■ **YOUR GOAL**:
Tally the lines in these records that hold the string "diagram", and reply with the number alone.

+++ ENTRIES SHOWN

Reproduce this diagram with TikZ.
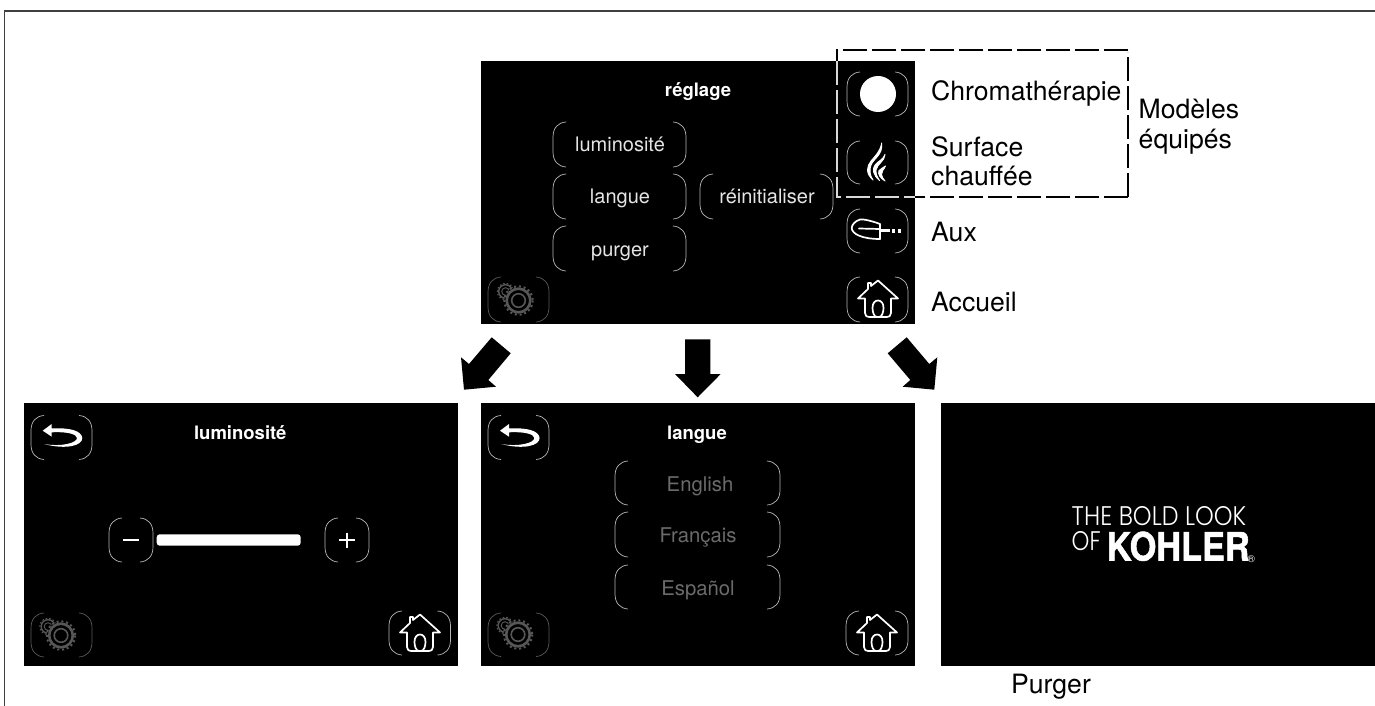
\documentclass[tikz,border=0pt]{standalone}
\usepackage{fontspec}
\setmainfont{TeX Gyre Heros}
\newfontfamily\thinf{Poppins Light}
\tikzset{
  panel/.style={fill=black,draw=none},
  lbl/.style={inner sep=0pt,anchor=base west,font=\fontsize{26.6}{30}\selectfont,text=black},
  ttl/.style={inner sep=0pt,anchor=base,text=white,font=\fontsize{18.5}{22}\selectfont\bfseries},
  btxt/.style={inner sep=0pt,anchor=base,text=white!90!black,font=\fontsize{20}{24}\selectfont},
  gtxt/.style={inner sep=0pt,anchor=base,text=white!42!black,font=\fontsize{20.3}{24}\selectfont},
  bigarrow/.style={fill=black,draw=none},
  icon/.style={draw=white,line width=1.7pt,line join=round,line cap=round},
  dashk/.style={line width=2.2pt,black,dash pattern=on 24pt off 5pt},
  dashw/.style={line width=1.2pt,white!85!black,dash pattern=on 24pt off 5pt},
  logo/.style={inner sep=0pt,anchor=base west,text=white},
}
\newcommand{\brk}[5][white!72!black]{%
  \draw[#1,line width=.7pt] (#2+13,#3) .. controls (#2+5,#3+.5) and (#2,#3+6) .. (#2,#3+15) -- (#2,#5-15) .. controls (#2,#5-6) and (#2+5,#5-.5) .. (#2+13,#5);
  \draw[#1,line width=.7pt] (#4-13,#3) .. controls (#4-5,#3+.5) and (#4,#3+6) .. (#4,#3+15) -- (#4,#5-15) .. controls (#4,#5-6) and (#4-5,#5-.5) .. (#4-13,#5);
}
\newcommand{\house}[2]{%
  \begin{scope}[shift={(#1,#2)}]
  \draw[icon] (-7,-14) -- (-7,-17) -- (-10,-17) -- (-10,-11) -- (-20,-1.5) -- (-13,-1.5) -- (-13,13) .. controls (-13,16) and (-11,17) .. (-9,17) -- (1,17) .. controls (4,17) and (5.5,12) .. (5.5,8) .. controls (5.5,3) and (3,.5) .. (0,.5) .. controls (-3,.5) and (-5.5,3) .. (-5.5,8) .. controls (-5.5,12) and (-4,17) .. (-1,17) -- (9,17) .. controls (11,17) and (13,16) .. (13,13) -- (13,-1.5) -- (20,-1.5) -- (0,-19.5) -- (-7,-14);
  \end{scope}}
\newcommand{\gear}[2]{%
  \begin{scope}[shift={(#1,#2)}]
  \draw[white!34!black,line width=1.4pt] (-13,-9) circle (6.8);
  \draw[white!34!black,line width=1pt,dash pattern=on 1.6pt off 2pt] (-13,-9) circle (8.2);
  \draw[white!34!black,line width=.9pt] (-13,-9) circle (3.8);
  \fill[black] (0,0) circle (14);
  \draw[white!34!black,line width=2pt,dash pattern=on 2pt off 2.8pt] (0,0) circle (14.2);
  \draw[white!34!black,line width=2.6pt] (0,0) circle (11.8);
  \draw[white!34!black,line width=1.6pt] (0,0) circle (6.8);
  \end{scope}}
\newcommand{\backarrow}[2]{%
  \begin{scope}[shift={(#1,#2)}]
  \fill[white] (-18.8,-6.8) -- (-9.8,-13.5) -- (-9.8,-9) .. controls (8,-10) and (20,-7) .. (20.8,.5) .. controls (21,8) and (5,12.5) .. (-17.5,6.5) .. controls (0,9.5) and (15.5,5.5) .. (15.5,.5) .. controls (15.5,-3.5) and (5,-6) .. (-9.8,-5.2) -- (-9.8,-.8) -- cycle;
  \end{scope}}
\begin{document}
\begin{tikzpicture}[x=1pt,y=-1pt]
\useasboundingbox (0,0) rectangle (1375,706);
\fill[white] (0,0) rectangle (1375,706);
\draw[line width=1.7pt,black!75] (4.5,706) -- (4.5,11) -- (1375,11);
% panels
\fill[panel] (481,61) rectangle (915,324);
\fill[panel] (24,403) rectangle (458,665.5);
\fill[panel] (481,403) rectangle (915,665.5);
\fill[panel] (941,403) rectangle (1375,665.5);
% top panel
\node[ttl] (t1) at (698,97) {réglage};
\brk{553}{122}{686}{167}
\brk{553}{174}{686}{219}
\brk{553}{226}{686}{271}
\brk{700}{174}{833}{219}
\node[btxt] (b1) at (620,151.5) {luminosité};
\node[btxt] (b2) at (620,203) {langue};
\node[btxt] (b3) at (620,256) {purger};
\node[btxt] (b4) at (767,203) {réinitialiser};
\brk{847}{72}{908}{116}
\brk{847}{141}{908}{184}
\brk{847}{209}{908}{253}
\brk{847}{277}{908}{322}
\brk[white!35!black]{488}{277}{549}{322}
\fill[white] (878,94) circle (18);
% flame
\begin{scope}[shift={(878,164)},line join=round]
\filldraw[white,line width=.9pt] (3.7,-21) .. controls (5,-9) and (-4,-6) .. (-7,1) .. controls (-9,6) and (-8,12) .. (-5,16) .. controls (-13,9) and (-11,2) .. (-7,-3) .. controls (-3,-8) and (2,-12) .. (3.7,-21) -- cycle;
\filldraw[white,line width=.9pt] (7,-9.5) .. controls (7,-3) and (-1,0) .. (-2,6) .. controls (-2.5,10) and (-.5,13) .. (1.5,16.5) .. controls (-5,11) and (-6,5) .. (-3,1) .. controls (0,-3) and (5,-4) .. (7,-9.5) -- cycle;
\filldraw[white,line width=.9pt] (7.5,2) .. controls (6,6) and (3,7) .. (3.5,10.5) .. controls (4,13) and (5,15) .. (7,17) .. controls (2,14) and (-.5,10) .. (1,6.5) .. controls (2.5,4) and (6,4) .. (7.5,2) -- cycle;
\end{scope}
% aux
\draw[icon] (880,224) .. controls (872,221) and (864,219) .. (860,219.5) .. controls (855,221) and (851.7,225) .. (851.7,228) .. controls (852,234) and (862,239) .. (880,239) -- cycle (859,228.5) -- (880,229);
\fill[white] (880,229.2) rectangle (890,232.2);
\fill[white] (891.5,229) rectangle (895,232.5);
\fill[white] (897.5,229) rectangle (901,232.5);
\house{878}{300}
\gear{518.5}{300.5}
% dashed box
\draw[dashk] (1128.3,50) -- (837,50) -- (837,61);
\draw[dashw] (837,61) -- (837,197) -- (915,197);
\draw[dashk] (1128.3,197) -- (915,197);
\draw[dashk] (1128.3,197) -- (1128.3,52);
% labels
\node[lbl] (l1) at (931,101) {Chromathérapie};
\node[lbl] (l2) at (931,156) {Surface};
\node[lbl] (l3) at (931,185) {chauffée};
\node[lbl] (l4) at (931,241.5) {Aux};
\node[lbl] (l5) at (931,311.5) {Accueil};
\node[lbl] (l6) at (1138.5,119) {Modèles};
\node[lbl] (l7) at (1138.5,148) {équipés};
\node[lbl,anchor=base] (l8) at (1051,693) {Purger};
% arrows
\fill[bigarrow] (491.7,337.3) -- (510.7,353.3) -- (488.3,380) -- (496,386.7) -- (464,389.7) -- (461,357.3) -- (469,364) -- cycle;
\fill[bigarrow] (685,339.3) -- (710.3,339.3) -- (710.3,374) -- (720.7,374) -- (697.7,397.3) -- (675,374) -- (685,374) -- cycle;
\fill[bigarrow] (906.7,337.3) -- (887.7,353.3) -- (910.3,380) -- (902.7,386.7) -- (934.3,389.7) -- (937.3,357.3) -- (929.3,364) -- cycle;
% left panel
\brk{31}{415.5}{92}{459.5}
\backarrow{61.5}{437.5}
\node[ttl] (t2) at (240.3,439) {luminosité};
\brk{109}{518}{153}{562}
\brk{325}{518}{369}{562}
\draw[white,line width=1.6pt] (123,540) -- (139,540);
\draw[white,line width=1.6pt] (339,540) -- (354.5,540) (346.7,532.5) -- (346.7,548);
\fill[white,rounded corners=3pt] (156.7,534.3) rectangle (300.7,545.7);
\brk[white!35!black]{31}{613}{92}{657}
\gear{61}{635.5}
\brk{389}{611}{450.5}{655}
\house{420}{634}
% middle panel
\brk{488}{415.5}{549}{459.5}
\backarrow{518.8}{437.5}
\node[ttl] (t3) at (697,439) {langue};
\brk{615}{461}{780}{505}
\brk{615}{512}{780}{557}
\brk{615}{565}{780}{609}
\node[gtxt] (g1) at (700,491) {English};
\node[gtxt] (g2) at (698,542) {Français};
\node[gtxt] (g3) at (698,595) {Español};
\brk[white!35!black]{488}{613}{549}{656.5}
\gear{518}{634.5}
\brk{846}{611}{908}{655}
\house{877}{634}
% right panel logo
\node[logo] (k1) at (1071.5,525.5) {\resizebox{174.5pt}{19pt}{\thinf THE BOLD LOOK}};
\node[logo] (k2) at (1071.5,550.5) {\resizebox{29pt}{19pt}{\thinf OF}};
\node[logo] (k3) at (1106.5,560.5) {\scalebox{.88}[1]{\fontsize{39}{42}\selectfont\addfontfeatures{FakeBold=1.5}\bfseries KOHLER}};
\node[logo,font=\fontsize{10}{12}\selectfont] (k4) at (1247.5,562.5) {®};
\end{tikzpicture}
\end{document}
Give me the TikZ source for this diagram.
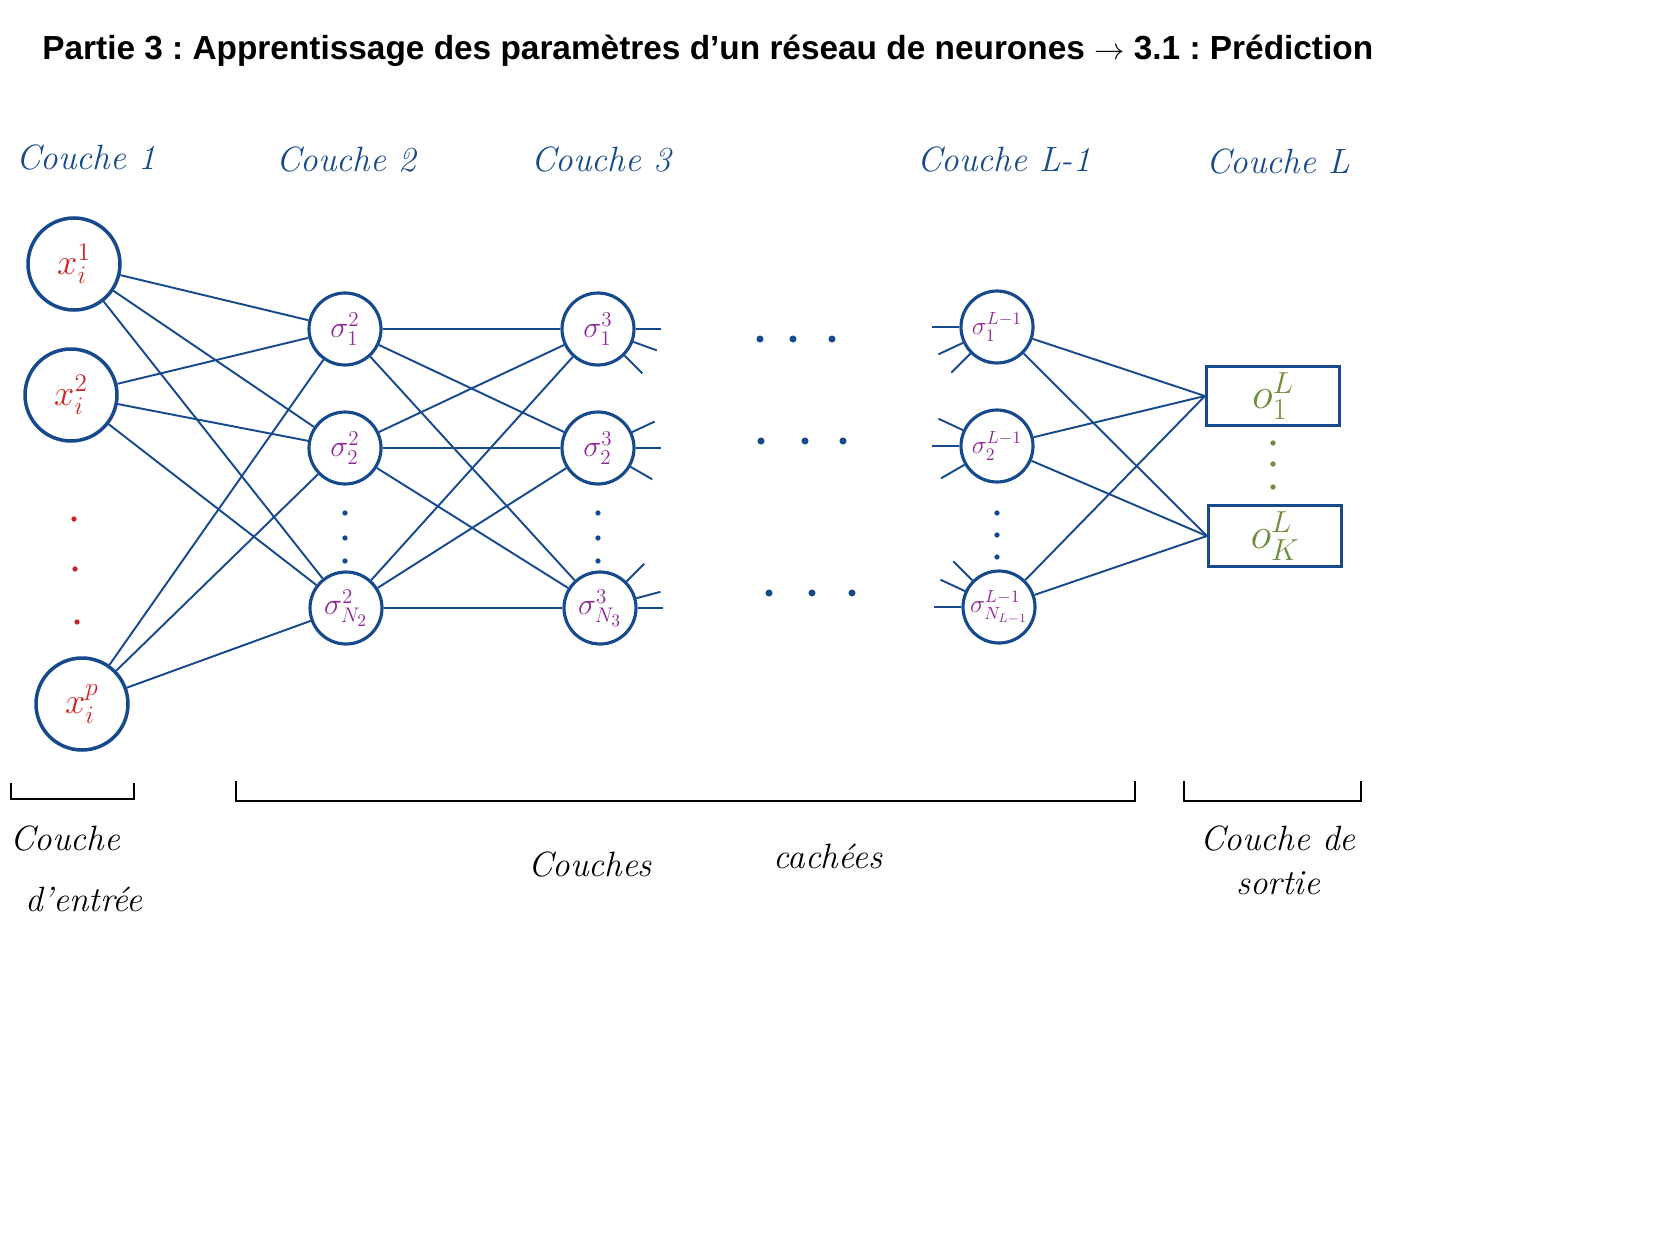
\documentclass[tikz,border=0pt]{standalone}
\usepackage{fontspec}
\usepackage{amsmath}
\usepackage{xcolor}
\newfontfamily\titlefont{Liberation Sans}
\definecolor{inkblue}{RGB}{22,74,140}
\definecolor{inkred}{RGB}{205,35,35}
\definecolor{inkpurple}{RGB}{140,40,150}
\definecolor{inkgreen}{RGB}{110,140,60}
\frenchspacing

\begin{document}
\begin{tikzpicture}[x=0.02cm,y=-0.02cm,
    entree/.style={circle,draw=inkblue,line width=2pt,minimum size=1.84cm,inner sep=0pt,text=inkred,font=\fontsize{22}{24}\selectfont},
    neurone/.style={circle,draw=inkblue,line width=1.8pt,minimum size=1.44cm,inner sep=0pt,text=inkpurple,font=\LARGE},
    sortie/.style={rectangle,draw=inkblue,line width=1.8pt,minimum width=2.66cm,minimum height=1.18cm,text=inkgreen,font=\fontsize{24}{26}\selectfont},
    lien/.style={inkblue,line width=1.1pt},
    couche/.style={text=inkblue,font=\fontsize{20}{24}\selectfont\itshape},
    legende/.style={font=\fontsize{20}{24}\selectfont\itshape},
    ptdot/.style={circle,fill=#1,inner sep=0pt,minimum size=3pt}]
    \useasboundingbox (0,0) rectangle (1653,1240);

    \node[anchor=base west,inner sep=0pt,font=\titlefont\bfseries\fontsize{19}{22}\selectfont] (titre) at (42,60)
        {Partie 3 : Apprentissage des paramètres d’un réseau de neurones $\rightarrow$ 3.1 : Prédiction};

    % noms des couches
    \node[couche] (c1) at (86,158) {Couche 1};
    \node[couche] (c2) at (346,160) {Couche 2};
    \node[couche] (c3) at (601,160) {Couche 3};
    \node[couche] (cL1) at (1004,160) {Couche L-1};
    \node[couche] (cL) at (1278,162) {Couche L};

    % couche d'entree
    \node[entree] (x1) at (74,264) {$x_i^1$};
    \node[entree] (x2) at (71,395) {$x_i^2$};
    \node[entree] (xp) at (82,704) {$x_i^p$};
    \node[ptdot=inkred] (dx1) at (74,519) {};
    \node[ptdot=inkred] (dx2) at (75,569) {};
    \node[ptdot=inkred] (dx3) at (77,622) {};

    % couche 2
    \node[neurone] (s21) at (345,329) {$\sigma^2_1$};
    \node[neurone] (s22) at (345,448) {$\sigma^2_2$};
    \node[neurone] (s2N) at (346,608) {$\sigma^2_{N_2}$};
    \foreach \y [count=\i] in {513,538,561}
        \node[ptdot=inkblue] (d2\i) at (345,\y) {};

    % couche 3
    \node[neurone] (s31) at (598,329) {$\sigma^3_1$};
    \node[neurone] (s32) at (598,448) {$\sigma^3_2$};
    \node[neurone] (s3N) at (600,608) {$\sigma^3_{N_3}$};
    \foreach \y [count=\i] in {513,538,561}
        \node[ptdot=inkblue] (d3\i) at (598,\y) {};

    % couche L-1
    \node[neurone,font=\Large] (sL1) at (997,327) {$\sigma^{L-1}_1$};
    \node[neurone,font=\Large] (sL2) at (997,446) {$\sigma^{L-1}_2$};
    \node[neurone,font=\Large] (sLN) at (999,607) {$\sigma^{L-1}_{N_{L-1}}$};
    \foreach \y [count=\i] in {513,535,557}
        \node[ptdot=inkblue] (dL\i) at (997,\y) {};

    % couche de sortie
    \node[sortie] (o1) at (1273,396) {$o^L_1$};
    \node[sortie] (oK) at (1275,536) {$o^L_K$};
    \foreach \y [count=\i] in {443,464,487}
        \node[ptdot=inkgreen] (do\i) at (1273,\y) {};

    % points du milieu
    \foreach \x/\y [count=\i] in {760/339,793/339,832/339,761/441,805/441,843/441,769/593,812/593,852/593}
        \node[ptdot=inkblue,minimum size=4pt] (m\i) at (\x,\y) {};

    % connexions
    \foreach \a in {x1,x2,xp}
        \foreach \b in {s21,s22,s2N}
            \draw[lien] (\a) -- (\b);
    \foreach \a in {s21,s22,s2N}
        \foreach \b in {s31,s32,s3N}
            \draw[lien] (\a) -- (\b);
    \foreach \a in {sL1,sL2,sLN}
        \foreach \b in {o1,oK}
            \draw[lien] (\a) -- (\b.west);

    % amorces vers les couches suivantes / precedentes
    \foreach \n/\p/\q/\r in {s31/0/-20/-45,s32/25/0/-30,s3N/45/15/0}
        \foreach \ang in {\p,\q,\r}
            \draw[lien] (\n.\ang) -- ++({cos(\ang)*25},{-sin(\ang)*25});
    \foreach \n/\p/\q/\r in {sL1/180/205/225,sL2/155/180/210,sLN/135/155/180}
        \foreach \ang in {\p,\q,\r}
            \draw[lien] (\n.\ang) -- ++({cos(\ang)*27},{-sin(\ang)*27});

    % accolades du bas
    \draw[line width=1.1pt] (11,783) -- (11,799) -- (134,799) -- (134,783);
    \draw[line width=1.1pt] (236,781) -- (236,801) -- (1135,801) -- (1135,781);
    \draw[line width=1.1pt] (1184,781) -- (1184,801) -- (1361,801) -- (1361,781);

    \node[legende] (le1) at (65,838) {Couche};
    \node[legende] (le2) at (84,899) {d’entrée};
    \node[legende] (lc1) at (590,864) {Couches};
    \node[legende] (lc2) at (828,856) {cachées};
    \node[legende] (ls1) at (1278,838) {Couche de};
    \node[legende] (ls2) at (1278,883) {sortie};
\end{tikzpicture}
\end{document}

++++++

■ **FINISHED TASK**:
2